Work required
Quote all of the data exactly as given. Skip every picture it contains.

--- START OF Data extract ---

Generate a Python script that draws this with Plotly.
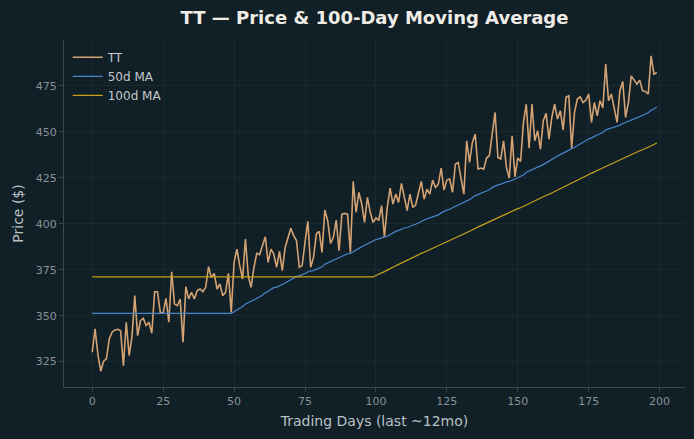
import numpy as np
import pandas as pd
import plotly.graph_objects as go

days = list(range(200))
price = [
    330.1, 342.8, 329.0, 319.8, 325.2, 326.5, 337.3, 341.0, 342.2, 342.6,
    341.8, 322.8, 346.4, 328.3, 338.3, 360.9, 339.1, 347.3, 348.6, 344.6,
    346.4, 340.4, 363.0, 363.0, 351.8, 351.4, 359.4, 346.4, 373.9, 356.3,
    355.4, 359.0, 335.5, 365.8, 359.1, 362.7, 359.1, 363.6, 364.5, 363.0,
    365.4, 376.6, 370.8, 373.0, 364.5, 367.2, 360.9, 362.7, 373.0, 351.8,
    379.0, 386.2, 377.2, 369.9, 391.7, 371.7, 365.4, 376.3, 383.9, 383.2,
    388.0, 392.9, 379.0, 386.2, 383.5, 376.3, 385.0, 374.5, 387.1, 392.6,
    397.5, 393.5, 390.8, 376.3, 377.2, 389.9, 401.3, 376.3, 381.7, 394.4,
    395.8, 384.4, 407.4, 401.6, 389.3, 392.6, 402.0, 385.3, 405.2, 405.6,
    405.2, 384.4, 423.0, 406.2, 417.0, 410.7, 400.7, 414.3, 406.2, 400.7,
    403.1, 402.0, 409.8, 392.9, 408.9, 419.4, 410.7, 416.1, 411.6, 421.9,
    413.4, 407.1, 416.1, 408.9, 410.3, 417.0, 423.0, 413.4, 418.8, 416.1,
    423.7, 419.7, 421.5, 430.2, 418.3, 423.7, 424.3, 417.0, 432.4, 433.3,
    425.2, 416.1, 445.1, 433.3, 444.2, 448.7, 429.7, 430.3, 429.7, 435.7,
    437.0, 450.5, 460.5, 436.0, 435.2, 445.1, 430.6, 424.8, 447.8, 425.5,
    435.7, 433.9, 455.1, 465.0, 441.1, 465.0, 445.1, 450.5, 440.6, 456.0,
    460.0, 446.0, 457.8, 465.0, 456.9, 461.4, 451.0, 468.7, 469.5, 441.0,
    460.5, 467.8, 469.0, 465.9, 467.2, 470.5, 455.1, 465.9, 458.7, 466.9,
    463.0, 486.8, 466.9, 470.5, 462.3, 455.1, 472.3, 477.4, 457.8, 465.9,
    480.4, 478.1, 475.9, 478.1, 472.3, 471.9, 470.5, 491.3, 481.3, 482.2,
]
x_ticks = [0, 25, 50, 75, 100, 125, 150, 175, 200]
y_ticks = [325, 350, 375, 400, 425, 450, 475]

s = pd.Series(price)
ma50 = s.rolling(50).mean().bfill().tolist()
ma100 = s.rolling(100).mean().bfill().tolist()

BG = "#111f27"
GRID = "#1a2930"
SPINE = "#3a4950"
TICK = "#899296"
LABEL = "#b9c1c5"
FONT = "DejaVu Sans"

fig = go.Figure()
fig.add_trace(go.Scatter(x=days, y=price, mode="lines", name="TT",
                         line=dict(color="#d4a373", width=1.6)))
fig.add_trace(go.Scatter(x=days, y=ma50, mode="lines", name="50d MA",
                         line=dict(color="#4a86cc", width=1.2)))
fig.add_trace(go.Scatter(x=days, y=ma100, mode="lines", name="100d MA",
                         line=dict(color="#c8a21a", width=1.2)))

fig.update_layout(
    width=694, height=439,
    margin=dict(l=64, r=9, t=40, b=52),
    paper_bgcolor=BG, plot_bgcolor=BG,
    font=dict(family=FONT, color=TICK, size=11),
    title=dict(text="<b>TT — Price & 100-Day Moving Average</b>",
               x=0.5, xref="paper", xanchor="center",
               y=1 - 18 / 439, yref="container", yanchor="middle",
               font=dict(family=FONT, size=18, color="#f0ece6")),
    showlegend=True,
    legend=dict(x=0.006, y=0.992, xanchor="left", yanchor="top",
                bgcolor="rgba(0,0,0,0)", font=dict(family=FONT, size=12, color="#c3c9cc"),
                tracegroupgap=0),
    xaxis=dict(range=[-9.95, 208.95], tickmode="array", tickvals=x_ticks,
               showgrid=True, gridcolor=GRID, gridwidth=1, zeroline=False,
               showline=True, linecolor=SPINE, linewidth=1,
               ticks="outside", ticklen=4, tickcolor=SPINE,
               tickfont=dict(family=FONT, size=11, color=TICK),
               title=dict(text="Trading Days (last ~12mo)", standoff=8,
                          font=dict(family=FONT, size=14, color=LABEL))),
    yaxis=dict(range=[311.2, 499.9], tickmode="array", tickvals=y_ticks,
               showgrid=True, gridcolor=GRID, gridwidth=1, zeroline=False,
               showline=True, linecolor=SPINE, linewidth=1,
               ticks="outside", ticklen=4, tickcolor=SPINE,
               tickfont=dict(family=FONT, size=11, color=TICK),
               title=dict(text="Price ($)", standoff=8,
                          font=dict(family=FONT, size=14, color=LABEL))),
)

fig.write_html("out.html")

--- END OF Data extract ---

Written response
Generate a Python script that draws this with Plotly.
import numpy as np
import pandas as pd
import plotly.graph_objects as go

days = list(range(200))
price = [
    330.1, 342.8, 329.0, 319.8, 325.2, 326.5, 337.3, 341.0, 342.2, 342.6,
    341.8, 322.8, 346.4, 328.3, 338.3, 360.9, 339.1, 347.3, 348.6, 344.6,
    346.4, 340.4, 363.0, 363.0, 351.8, 351.4, 359.4, 346.4, 373.9, 356.3,
    355.4, 359.0, 335.5, 365.8, 359.1, 362.7, 359.1, 363.6, 364.5, 363.0,
    365.4, 376.6, 370.8, 373.0, 364.5, 367.2, 360.9, 362.7, 373.0, 351.8,
    379.0, 386.2, 377.2, 369.9, 391.7, 371.7, 365.4, 376.3, 383.9, 383.2,
    388.0, 392.9, 379.0, 386.2, 383.5, 376.3, 385.0, 374.5, 387.1, 392.6,
    397.5, 393.5, 390.8, 376.3, 377.2, 389.9, 401.3, 376.3, 381.7, 394.4,
    395.8, 384.4, 407.4, 401.6, 389.3, 392.6, 402.0, 385.3, 405.2, 405.6,
    405.2, 384.4, 423.0, 406.2, 417.0, 410.7, 400.7, 414.3, 406.2, 400.7,
    403.1, 402.0, 409.8, 392.9, 408.9, 419.4, 410.7, 416.1, 411.6, 421.9,
    413.4, 407.1, 416.1, 408.9, 410.3, 417.0, 423.0, 413.4, 418.8, 416.1,
    423.7, 419.7, 421.5, 430.2, 418.3, 423.7, 424.3, 417.0, 432.4, 433.3,
    425.2, 416.1, 445.1, 433.3, 444.2, 448.7, 429.7, 430.3, 429.7, 435.7,
    437.0, 450.5, 460.5, 436.0, 435.2, 445.1, 430.6, 424.8, 447.8, 425.5,
    435.7, 433.9, 455.1, 465.0, 441.1, 465.0, 445.1, 450.5, 440.6, 456.0,
    460.0, 446.0, 457.8, 465.0, 456.9, 461.4, 451.0, 468.7, 469.5, 441.0,
    460.5, 467.8, 469.0, 465.9, 467.2, 470.5, 455.1, 465.9, 458.7, 466.9,
    463.0, 486.8, 466.9, 470.5, 462.3, 455.1, 472.3, 477.4, 457.8, 465.9,
    480.4, 478.1, 475.9, 478.1, 472.3, 471.9, 470.5, 491.3, 481.3, 482.2,
]
x_ticks = [0, 25, 50, 75, 100, 125, 150, 175, 200]
y_ticks = [325, 350, 375, 400, 425, 450, 475]

s = pd.Series(price)
ma50 = s.rolling(50).mean().bfill().tolist()
ma100 = s.rolling(100).mean().bfill().tolist()

BG = "#111f27"
GRID = "#1a2930"
SPINE = "#3a4950"
TICK = "#899296"
LABEL = "#b9c1c5"
FONT = "DejaVu Sans"

fig = go.Figure()
fig.add_trace(go.Scatter(x=days, y=price, mode="lines", name="TT",
                         line=dict(color="#d4a373", width=1.6)))
fig.add_trace(go.Scatter(x=days, y=ma50, mode="lines", name="50d MA",
                         line=dict(color="#4a86cc", width=1.2)))
fig.add_trace(go.Scatter(x=days, y=ma100, mode="lines", name="100d MA",
                         line=dict(color="#c8a21a", width=1.2)))

fig.update_layout(
    width=694, height=439,
    margin=dict(l=64, r=9, t=40, b=52),
    paper_bgcolor=BG, plot_bgcolor=BG,
    font=dict(family=FONT, color=TICK, size=11),
    title=dict(text="<b>TT — Price & 100-Day Moving Average</b>",
               x=0.5, xref="paper", xanchor="center",
               y=1 - 18 / 439, yref="container", yanchor="middle",
               font=dict(family=FONT, size=18, color="#f0ece6")),
    showlegend=True,
    legend=dict(x=0.006, y=0.992, xanchor="left", yanchor="top",
                bgcolor="rgba(0,0,0,0)", font=dict(family=FONT, size=12, color="#c3c9cc"),
                tracegroupgap=0),
    xaxis=dict(range=[-9.95, 208.95], tickmode="array", tickvals=x_ticks,
               showgrid=True, gridcolor=GRID, gridwidth=1, zeroline=False,
               showline=True, linecolor=SPINE, linewidth=1,
               ticks="outside", ticklen=4, tickcolor=SPINE,
               tickfont=dict(family=FONT, size=11, color=TICK),
               title=dict(text="Trading Days (last ~12mo)", standoff=8,
                          font=dict(family=FONT, size=14, color=LABEL))),
    yaxis=dict(range=[311.2, 499.9], tickmode="array", tickvals=y_ticks,
               showgrid=True, gridcolor=GRID, gridwidth=1, zeroline=False,
               showline=True, linecolor=SPINE, linewidth=1,
               ticks="outside", ticklen=4, tickcolor=SPINE,
               tickfont=dict(family=FONT, size=11, color=TICK),
               title=dict(text="Price ($)", standoff=8,
                          font=dict(family=FONT, size=14, color=LABEL))),
)

fig.write_html("out.html")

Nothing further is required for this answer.